No. At this time, deans are authorized to make decisions about flexible scheduling, modified staffing and telework. Each position has been reviewed to determine if productive telework is a feasible option. In-person attendance is essential for many positions, and COVID-19 is an extraordinary circumstance. After normal operations resume, telework may be approved as a temporary accommodation only after engaging in the interactive process provided under the Americans with Disabilities Act.
Students and employees who have COVID-19 symptoms and were directed to care for themselves at home may discontinue isolation under the following conditions:
- At least 24 hours have passed since recovery defined as resolution of fever without the use of fever-reducing medications and improvement in respiratory symptoms and
- At least 10 days have passed since symptoms first appeared.

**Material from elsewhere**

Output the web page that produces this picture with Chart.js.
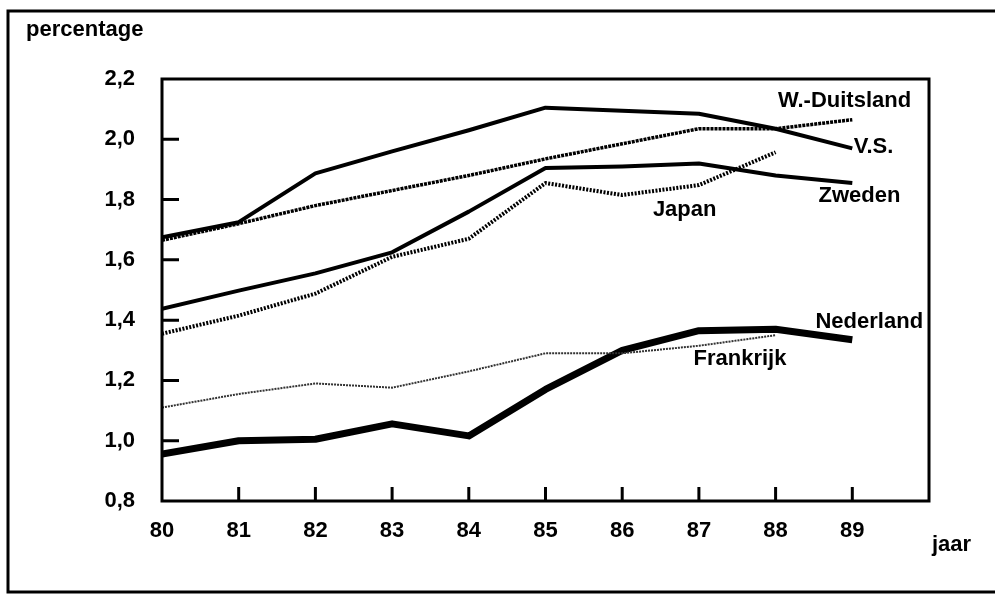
<!DOCTYPE html>
<html>
<head>
<meta charset="utf-8">
<script src="https://cdn.jsdelivr.net/npm/chart.js@4.4.1/dist/chart.umd.min.js"></script>
<style>
  html, body { margin: 0; padding: 0; background: #fff; }
  #wrap { width: 995px; height: 596px; position: relative; }
</style>
</head>
<body>
<div id="wrap"><canvas id="chart"></canvas></div>
<script>
// jaren 80..89
const years = [80, 81, 82, 83, 84, 85, 86, 87, 88, 89];

// percentages per land
const vs          = [1.675, 1.725, 1.887, 1.96, 2.03, 2.105, 2.095, 2.085, 2.035, 1.97];
const wDuitsland  = [1.665, 1.72, 1.78, 1.83, 1.88, 1.935, 1.985, 2.035, 2.035, 2.065];
const zweden      = [1.438, 1.498, 1.555, 1.625, 1.76, 1.905, 1.91, 1.92, 1.88, 1.855];
const japan       = [1.355, 1.415, 1.488, 1.61, 1.67, 1.855, 1.815, 1.848, 1.957];
const frankrijk   = [1.11, 1.155, 1.19, 1.176, 1.23, 1.29, 1.29, 1.315, 1.35];
const nederland   = [0.956, 1.0, 1.005, 1.056, 1.016, 1.17, 1.30, 1.365, 1.37, 1.335];

const yTicks = [0.8, 1.0, 1.2, 1.4, 1.6, 1.8, 2.0, 2.2];

// naam bij de lijnen (in data-eenheden)
const seriesLabels = [
    { text: 'W.-Duitsland', x: 88.03, y: 2.127 },
    { text: 'V.S.',         x: 89.02, y: 1.974 },
    { text: 'Zweden',       x: 88.56, y: 1.811 },
    { text: 'Japan',        x: 86.40, y: 1.764 },
    { text: 'Nederland',    x: 88.52, y: 1.395 },
    { text: 'Frankrijk',    x: 86.93, y: 1.272 }
];

const FAMILY = "'Liberation Sans', Arial, sans-serif";
const FONT = "bold 22px " + FAMILY;

const toPoints = (vals) => vals.map((v, i) => ({ x: years[i], y: v }));

// frame, inward ticks, annotations
const decorPlugin = {
    id: 'decor',
    afterDraw(chart) {
        const ctx = chart.ctx;
        const a = chart.chartArea;
        const xs = chart.scales.x, ys = chart.scales.y;
        ctx.save();
        ctx.strokeStyle = '#000';
        // outer frame (right edge falls outside the picture)
        ctx.lineWidth = 3;
        ctx.strokeRect(8, 11, 1000, 581);
        // plot box
        ctx.lineWidth = 3;
        ctx.strokeRect(a.left, a.top, a.right - a.left, a.bottom - a.top);
        // inward ticks
        ctx.beginPath();
        yTicks.slice(1, -1).forEach(v => {
            const py = ys.getPixelForValue(v);
            ctx.moveTo(a.left, py);
            ctx.lineTo(a.left + 17, py);
        });
        years.slice(1).forEach(v => {
            const px = xs.getPixelForValue(v);
            ctx.moveTo(px, a.bottom);
            ctx.lineTo(px, a.bottom - 14);
        });
        ctx.stroke();
        // texts
        ctx.fillStyle = '#000';
        ctx.font = FONT;
        ctx.textAlign = 'left';
        ctx.textBaseline = 'alphabetic';
        ctx.fillText('percentage', 26, 36);
        ctx.fillText('jaar', 932, 551);
        ctx.textBaseline = 'middle';
        seriesLabels.forEach(l => {
            ctx.fillText(l.text, xs.getPixelForValue(l.x), ys.getPixelForValue(l.y));
        });
        ctx.restore();
    }
};

const line = (label, vals, width, dash, color) => ({
    label,
    data: toPoints(vals),
    borderColor: color || '#000',
    borderWidth: width,
    borderDash: dash,
    borderCapStyle: 'butt',
    borderJoinStyle: 'round',
    pointRadius: 0,
    tension: 0,
    fill: false
});

new Chart(document.getElementById('chart'), {
    type: 'line',
    data: {
        datasets: [
            line('V.S.', vs, 4, []),
            line('W.-Duitsland', wDuitsland, 3.5, [3, 1]),
            line('Zweden', zweden, 4, []),
            line('Japan', japan, 4, [2, 1.5]),
            line('Frankrijk', frankrijk, 2, [2, 1], '#333'),
            line('Nederland', nederland, 7, [])
        ]
    },
    options: {
        responsive: true, maintainAspectRatio: false,
        animation: false,
        layout: { padding: { left: 0, top: 79, right: 66, bottom: 0 } },
        plugins: {
            legend: { display: false },
            tooltip: { enabled: false }
        },
        scales: {
            x: {
                type: 'linear', min: 80, max: 90,
                afterFit: (s) => { s.height = 95; },
                grid: { display: false, drawTicks: false },
                border: { display: false },
                afterBuildTicks: (s) => { s.ticks = years.map(v => ({ value: v })); },
                ticks: {
                    padding: 17,
                    color: '#000',
                    font: { family: FAMILY, size: 22, weight: 'bold' },
                    callback: (v) => String(v)
                }
            },
            y: {
                min: 0.8, max: 2.2,
                afterFit: (s) => { s.width = 162; },
                grid: { display: false, drawTicks: false },
                border: { display: false },
                afterBuildTicks: (s) => { s.ticks = yTicks.map(v => ({ value: v })); },
                ticks: {
                    padding: 27,
                    color: '#000',
                    font: { family: FAMILY, size: 22, weight: 'bold' },
                    callback: (v) => v.toFixed(1).replace('.', ',')
                }
            }
        }
    },
    plugins: [decorPlugin]
});
</script>
</body>
</html>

Students and employees with laboratory-confirmed COVID-19 who have not had ANY symptoms and were directed to care for themselves at home may discontinue isolation under the following conditions:
- At least 10 days have passed since the date of their first positive COVID-19 diagnostic test assuming they have not subsequently developed symptoms since their positive test. If they develop symptoms, then the symptom-based strategy listed above should be used.
Many more courses are being offered in an online or hybrid format. Online courses do not require any in-person attendance. Online courses can be asynchronous or synchronous. With asynchronous online courses, materials will be available in Blackboard, but students are not required to be online on specific days or at specific times. They can work independently on their own time schedule. With synchronous online courses, classes will be held online on specific days and at specific times. Students will be required to “attend” class virtually through Blackboard Collaborate.
Traditional hybrid courses allow the entire class to attend in-person one day a week and work online for the other class day. Split-hybrid courses divide the students in a class into two groups – one group attends one day a week and studies online for the other class day, and a second group attends on an alternate day. This allows for better social distancing. Students will be provided specific details shortly before classes begin.
Courses may also be offered via live-streaming video – where some of the students are attending in the classroom while others are watching the class live on their devices through Blackboard Collaborate.
All students in the in-person class will be notified that someone in their class has tested positive for COVID-19. Students will be reassured that CDC-recommended guidelines were followed during in-person attendance. All students wore masks and sat facing forward and at least six feet apart on all sides. All surfaces were cleaned in between each class. However, students will be provided with testing information in case they choose to get tested at their own expense. The classroom will then be closed for at least 24 hours, cleaned and thoroughly disinfected before further use.
It is everyone’s personal responsibility to stay home and contact their physician if they are not feeling well with symptoms such as fever, cough, body aches and shortness of breath. If feeling well and getting out among others, it is everyone’s personal responsibility to wear a face mask, social distance six feet, wash hands frequently for at least 20 seconds or use hand sanitizer, and keep hands away from their face.
Because COVID-19 is spread by droplets from the nose and mouth, a face mask must cover both the nose and mouth to be effective.